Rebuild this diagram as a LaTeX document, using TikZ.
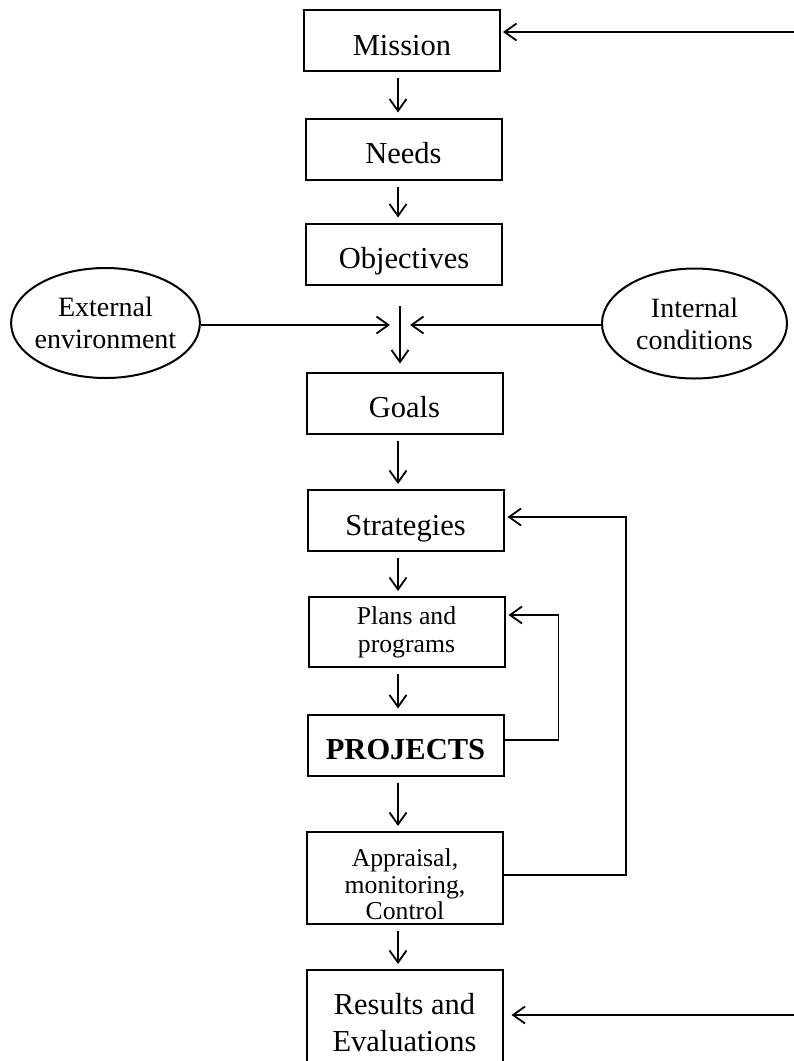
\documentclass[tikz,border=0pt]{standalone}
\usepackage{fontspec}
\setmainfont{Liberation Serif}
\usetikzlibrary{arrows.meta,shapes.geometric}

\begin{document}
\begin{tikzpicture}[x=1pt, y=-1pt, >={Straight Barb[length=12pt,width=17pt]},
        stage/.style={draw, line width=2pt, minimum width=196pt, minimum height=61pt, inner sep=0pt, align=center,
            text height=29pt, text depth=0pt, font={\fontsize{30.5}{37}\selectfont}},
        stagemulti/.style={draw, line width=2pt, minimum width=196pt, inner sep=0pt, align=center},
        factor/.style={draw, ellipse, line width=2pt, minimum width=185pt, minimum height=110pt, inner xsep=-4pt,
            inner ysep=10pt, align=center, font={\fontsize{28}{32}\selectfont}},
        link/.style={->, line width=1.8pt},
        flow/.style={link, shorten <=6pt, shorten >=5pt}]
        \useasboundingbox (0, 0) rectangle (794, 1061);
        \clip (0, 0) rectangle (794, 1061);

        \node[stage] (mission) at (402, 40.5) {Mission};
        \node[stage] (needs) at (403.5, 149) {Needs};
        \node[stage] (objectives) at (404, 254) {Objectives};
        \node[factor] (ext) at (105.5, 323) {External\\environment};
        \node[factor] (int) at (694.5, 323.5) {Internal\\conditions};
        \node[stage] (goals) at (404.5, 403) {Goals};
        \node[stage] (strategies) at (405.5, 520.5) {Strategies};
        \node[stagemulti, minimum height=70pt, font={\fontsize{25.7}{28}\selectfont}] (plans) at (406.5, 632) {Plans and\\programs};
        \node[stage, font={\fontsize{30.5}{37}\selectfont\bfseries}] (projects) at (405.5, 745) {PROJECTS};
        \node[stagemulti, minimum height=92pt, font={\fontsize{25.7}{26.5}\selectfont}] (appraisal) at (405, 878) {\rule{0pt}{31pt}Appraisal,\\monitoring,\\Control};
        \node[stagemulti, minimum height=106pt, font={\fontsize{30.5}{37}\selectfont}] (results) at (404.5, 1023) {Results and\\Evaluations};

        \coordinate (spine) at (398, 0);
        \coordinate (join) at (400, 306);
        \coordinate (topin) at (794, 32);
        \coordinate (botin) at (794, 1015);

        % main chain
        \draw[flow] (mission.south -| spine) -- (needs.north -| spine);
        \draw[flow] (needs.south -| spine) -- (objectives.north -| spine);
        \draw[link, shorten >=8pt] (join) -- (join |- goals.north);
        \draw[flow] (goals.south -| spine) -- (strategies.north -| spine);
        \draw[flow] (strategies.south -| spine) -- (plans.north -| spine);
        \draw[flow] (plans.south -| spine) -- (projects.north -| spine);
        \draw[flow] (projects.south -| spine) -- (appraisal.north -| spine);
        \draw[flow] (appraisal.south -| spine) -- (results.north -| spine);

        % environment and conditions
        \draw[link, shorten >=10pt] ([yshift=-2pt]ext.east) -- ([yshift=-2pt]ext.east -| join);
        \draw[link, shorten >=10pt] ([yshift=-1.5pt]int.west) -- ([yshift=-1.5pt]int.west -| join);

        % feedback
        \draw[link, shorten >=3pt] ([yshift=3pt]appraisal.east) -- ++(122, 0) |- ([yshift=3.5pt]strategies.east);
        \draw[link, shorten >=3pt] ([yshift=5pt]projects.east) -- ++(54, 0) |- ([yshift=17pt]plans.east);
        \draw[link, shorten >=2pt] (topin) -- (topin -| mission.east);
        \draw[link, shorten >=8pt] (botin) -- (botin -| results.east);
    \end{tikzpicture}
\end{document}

- Requirements
Return each line of the data, keeping its wording exact and omitting pictures.

- Task answer
Rebuild this diagram as a LaTeX document, using TikZ.
\documentclass[tikz,border=0pt]{standalone}
\usepackage{fontspec}
\setmainfont{Liberation Serif}
\usetikzlibrary{arrows.meta,shapes.geometric}

\begin{document}
\begin{tikzpicture}[x=1pt, y=-1pt, >={Straight Barb[length=12pt,width=17pt]},
        stage/.style={draw, line width=2pt, minimum width=196pt, minimum height=61pt, inner sep=0pt, align=center,
            text height=29pt, text depth=0pt, font={\fontsize{30.5}{37}\selectfont}},
        stagemulti/.style={draw, line width=2pt, minimum width=196pt, inner sep=0pt, align=center},
        factor/.style={draw, ellipse, line width=2pt, minimum width=185pt, minimum height=110pt, inner xsep=-4pt,
            inner ysep=10pt, align=center, font={\fontsize{28}{32}\selectfont}},
        link/.style={->, line width=1.8pt},
        flow/.style={link, shorten <=6pt, shorten >=5pt}]
        \useasboundingbox (0, 0) rectangle (794, 1061);
        \clip (0, 0) rectangle (794, 1061);

        \node[stage] (mission) at (402, 40.5) {Mission};
        \node[stage] (needs) at (403.5, 149) {Needs};
        \node[stage] (objectives) at (404, 254) {Objectives};
        \node[factor] (ext) at (105.5, 323) {External\\environment};
        \node[factor] (int) at (694.5, 323.5) {Internal\\conditions};
        \node[stage] (goals) at (404.5, 403) {Goals};
        \node[stage] (strategies) at (405.5, 520.5) {Strategies};
        \node[stagemulti, minimum height=70pt, font={\fontsize{25.7}{28}\selectfont}] (plans) at (406.5, 632) {Plans and\\programs};
        \node[stage, font={\fontsize{30.5}{37}\selectfont\bfseries}] (projects) at (405.5, 745) {PROJECTS};
        \node[stagemulti, minimum height=92pt, font={\fontsize{25.7}{26.5}\selectfont}] (appraisal) at (405, 878) {\rule{0pt}{31pt}Appraisal,\\monitoring,\\Control};
        \node[stagemulti, minimum height=106pt, font={\fontsize{30.5}{37}\selectfont}] (results) at (404.5, 1023) {Results and\\Evaluations};

        \coordinate (spine) at (398, 0);
        \coordinate (join) at (400, 306);
        \coordinate (topin) at (794, 32);
        \coordinate (botin) at (794, 1015);

        % main chain
        \draw[flow] (mission.south -| spine) -- (needs.north -| spine);
        \draw[flow] (needs.south -| spine) -- (objectives.north -| spine);
        \draw[link, shorten >=8pt] (join) -- (join |- goals.north);
        \draw[flow] (goals.south -| spine) -- (strategies.north -| spine);
        \draw[flow] (strategies.south -| spine) -- (plans.north -| spine);
        \draw[flow] (plans.south -| spine) -- (projects.north -| spine);
        \draw[flow] (projects.south -| spine) -- (appraisal.north -| spine);
        \draw[flow] (appraisal.south -| spine) -- (results.north -| spine);

        % environment and conditions
        \draw[link, shorten >=10pt] ([yshift=-2pt]ext.east) -- ([yshift=-2pt]ext.east -| join);
        \draw[link, shorten >=10pt] ([yshift=-1.5pt]int.west) -- ([yshift=-1.5pt]int.west -| join);

        % feedback
        \draw[link, shorten >=3pt] ([yshift=3pt]appraisal.east) -- ++(122, 0) |- ([yshift=3.5pt]strategies.east);
        \draw[link, shorten >=3pt] ([yshift=5pt]projects.east) -- ++(54, 0) |- ([yshift=17pt]plans.east);
        \draw[link, shorten >=2pt] (topin) -- (topin -| mission.east);
        \draw[link, shorten >=8pt] (botin) -- (botin -| results.east);
    \end{tikzpicture}
\end{document}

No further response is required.